Observational studies of stellar rotation are problematic because in most cases it is difficult to determine the inclination of the spin axis relative to our line of sight. However, this shortcoming can be overcome in statistical analyses of large samples of targets. The purpose of this investigation is to obtain such data on the projected rotational velocities of a significant sample of massive B-type stars in young open clusters. Model line synthesis codes will be used to determine fundamental stellar parameters such as effective temperature and gravity in order to show how the rotational properties vary from the pre-main sequence phase, through the duration of the main sequence lifetime, and up to the terminal age main sequence. The spectra will also be analyzed to determine the influence of rotation on mixing of CNO processed gas into the surface layers. The results will provide the crucial means to test modern evolutionary codes and to aid in our interpretation of the properties of young stellar clusters and associations.
A second aspect of the program is a study of the physical processes in stars that are spinning so fast that the centrifugal and gravitational accelerations nearly balance each other at the stellar equator. This work will center on new observations with the Georgia State University Center for High Angular Resolution Astronomy Array (CHARA) at Mount Wilson Observatory. This six-element, optical long baseline interferometer will resolve the shapes and sizes of these ultrafast rotators, and numerical models will be constructed to match both the interferometric fringe data and complementary high signalto- noise spectroscopy. The goal is to determine how fast a star must rotate in order to eject matter out into a circumstellar disk of the kind found in Be stars. CHARA Array observations of Be disks will help determine their size, orientation, and mass outflow rate.
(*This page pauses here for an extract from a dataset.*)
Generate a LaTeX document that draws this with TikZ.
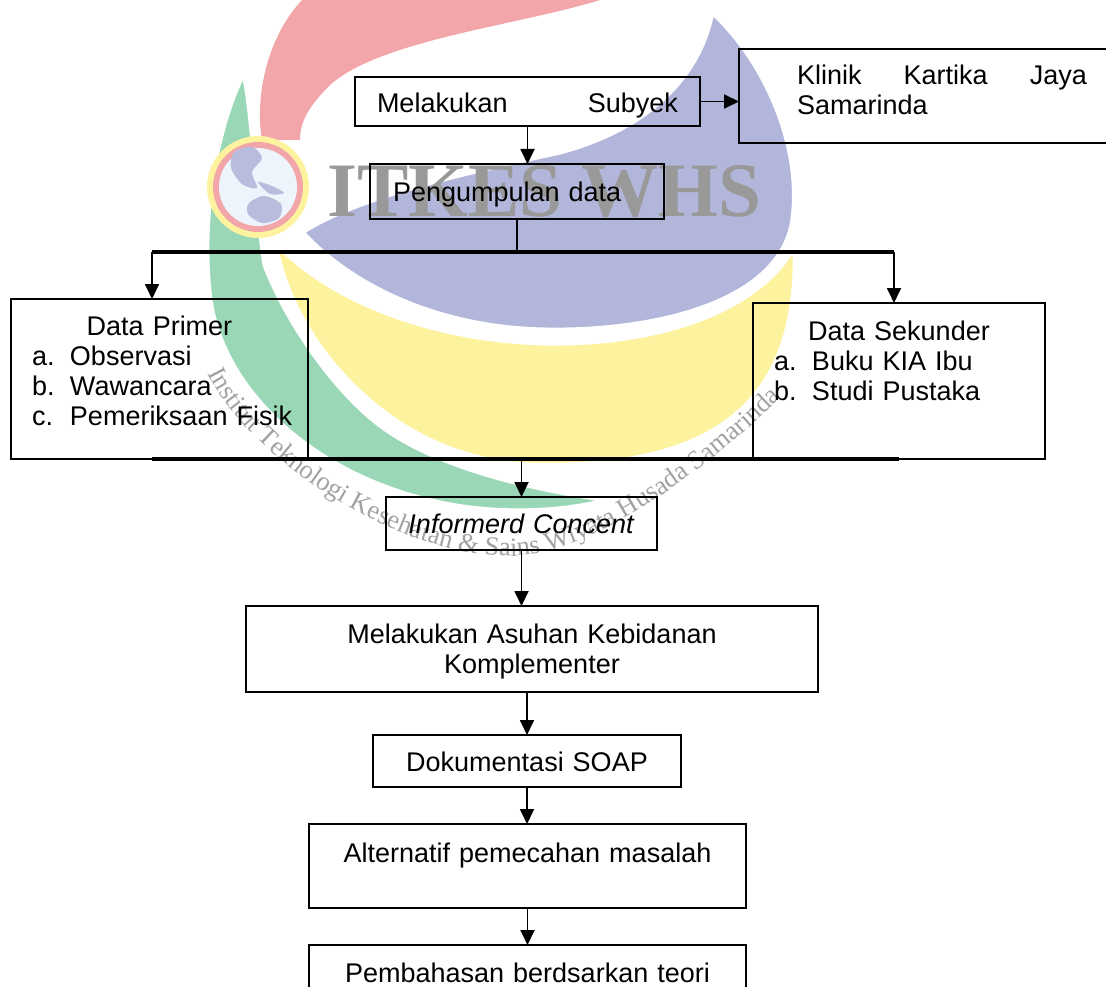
\documentclass[tikz,border=0pt]{standalone}
\usepackage{fontspec}
\setmainfont{Liberation Sans}
\newfontfamily\wmserif{Liberation Serif}
\usetikzlibrary{arrows.meta,decorations.text}
\definecolor{wmpink}{HTML}{F3A6AA}
\definecolor{wmblue}{HTML}{B2B6DA}
\definecolor{wmyellow}{HTML}{FDF39E}
\definecolor{wmgreen}{HTML}{9AD7B7}
\definecolor{wmglobe}{HTML}{EEF4FB}
\definecolor{wmland}{HTML}{B8BCDD}
\definecolor{wmgray}{HTML}{A2A2A2}
\definecolor{itkesgray}{HTML}{999999}
\newcommand{\baris}[1]{\leavevmode\hbox to\hsize{#1}}
\newcommand{\butir}[2]{\baris{\hskip21pt\hbox to38pt{#1\hfil}#2\hfil}}
\begin{document}
\begin{tikzpicture}[x=1pt, y=-1pt,
  font=\fontsize{27}{30}\selectfont,
  kotak/.style={draw, line width=1.8pt, rectangle, anchor=north west, inner xsep=0pt, inner ysep=0pt, outer sep=0pt, align=center},
  panah/.style={line width=1.8pt, -{Triangle[length=15pt,width=14pt]}},
  tipis/.style={line width=1.8pt},
  tebal/.style={line width=3.4pt},
  pisah/.style={draw=white, line width=5pt}]
\useasboundingbox (0,0) rectangle (1106,987);
\fill[white] (0,0) rectangle (1106,987);
% watermark
\fill[wmpink] (302,0) -- (600,0) .. controls (520,25) and (380,40) .. (330,85) .. controls (305,110) and (300,125) .. (300,140) -- (262,140) .. controls (255,100) and (265,40) .. (302,0) -- cycle;
\fill[wmgreen, pisah] (244,72) .. controls (215,130) and (200,220) .. (210,300) .. controls (225,400) and (330,490) .. (470,508) .. controls (530,515) and (580,508) .. (608,500) .. controls (540,490) and (440,470) .. (380,425) .. controls (340,395) and (290,330) .. (265,265) .. controls (255,200) and (255,130) .. (244,72) -- cycle;
\fill[wmyellow, pisah] (275,242) .. controls (290,340) and (390,460) .. (530,465) .. controls (720,470) and (800,400) .. (795,245) .. controls (760,310) and (660,345) .. (545,343) .. controls (430,340) and (330,300) .. (275,242) -- cycle;
\fill[wmblue, pisah] (712,12) .. controls (765,60) and (805,150) .. (792,225) .. controls (775,305) and (650,332) .. (545,330) .. controls (430,328) and (345,280) .. (302,232) .. controls (360,195) and (470,172) .. (560,152) .. controls (650,128) and (700,75) .. (712,12) -- cycle;
\fill[wmyellow] (258,187) circle[radius=51pt];
\fill[wmpink] (258,187) circle[radius=45pt];
\fill[wmglobe] (258,187) circle[radius=39pt];
\fill[wmland] plot[smooth cycle] coordinates {(234,152) (252,147) (262,158) (252,172) (257,188) (242,184) (231,168)};
\fill[wmland] plot[smooth cycle] coordinates {(258,182) (272,186) (284,193) (270,194)};
\fill[wmland] plot[smooth cycle] coordinates {(249,203) (264,196) (281,204) (279,218) (262,223) (248,214)};
\node[anchor=base west, inner sep=0pt, text=itkesgray, font=\wmserif\bfseries\fontsize{77}{77}\selectfont] (logo) at (327,217) {ITKES WHS};
\path[decorate, decoration={text along path, text align=center, text color=wmgray,
  text={|\wmserif\fontsize{26.5}{26.5}\selectfont|Institut Teknologi Kesehatan {\&} Sains Wiyata Husada Samarinda}}]
  (205,368) .. controls (240,450) and (390,556) .. (510,556) .. controls (600,556) and (730,450) .. (785,393);
% bagan
\node[kotak, inner xsep=22pt, text width=301pt, text height=36pt, text depth=13pt] (sbj) at (355,77) {\baris{Melakukan\hfil Subyek}};
\node[kotak, inner xsep=58pt, text width=290pt, text height=36pt, text depth=58pt] (kln) at (739,49) {\baris{Klinik\hfil Kartika\hfil Jaya}\\\baris{Samarinda\hfil}};
\node[kotak, text width=294pt, text height=38pt, text depth=17pt] (pgm) at (370,164) {\baris{\hskip23pt Pengumpulan data\hfil}};
\node[kotak, text width=297pt, text height=36pt, text depth=124pt] (prm) at (11,299) {Data Primer\\\butir{a.}{Observasi}\\\butir{b.}{Wawancara}\\\butir{c.}{Pemeriksaan Fisik}};
\node[kotak, text width=292pt, text height=37pt, text depth=119pt] (skd) at (753,303) {Data Sekunder\\\butir{a.}{Buku KIA Ibu}\\\butir{b.}{Studi Pustaka}};
\node[kotak, text width=271pt, text height=36pt, text depth=17pt] (inf) at (386,497) {\textit{Informerd Concent}};
\node[kotak, text width=572pt, text height=37pt, text depth=49pt] (ask) at (246,606) {Melakukan Asuhan Kebidanan\\Komplementer};
\node[kotak, text width=308pt, text height=36pt, text depth=16pt] (soap) at (373,735) {Dokumentasi SOAP};
\node[kotak, text width=437pt, text height=38pt, text depth=46pt] (alt) at (309,824) {Alternatif pemecahan masalah};
\node[kotak, text width=437pt, text height=37pt, text depth=50pt] (pmb) at (309,945) {Pembahasan berdsarkan teori};
\coordinate (cabKiri) at (152,252);
\coordinate (cabKanan) at (894,252);
\coordinate (gabKiri) at (152,459);
\coordinate (gabKanan) at (899,459);
\draw[panah] (sbj.east) -- (sbj.east -| kln.west);
\draw[panah] (sbj.south) -- (sbj.south |- pgm.north);
\draw[tipis] (pgm.south) -- (pgm.south |- cabKiri);
\draw[tebal] (cabKiri) -- (cabKanan);
\draw[panah] (cabKiri) -- (cabKiri |- prm.north);
\draw[panah] (cabKanan) -- (cabKanan |- skd.north);
\draw[tebal] (gabKiri) -- (gabKanan);
\draw[panah] (inf.north |- gabKiri) -- (inf.north);
\draw[panah] (inf.south) -- (inf.south |- ask.north);
\draw[panah] (soap.north |- ask.south) -- (soap.north);
\draw[panah] (soap.south) -- (soap.south |- alt.north);
\draw[panah] (alt.south) -- (alt.south |- pmb.north);
\end{tikzpicture}
\end{document}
Through this award, a postdoctoral research fellow will be supported and trained. The postdoctoral fellow will also participate in instrument support and development at the CHARA Array, developing expertise in electro-optics and computation and supporting the optical interferometer. Graduate students are also expected to be involved and educated through the work. The results of this work will be included in introductory astronomy course lectures and GSU and disseminated to the public through press releases and public talks.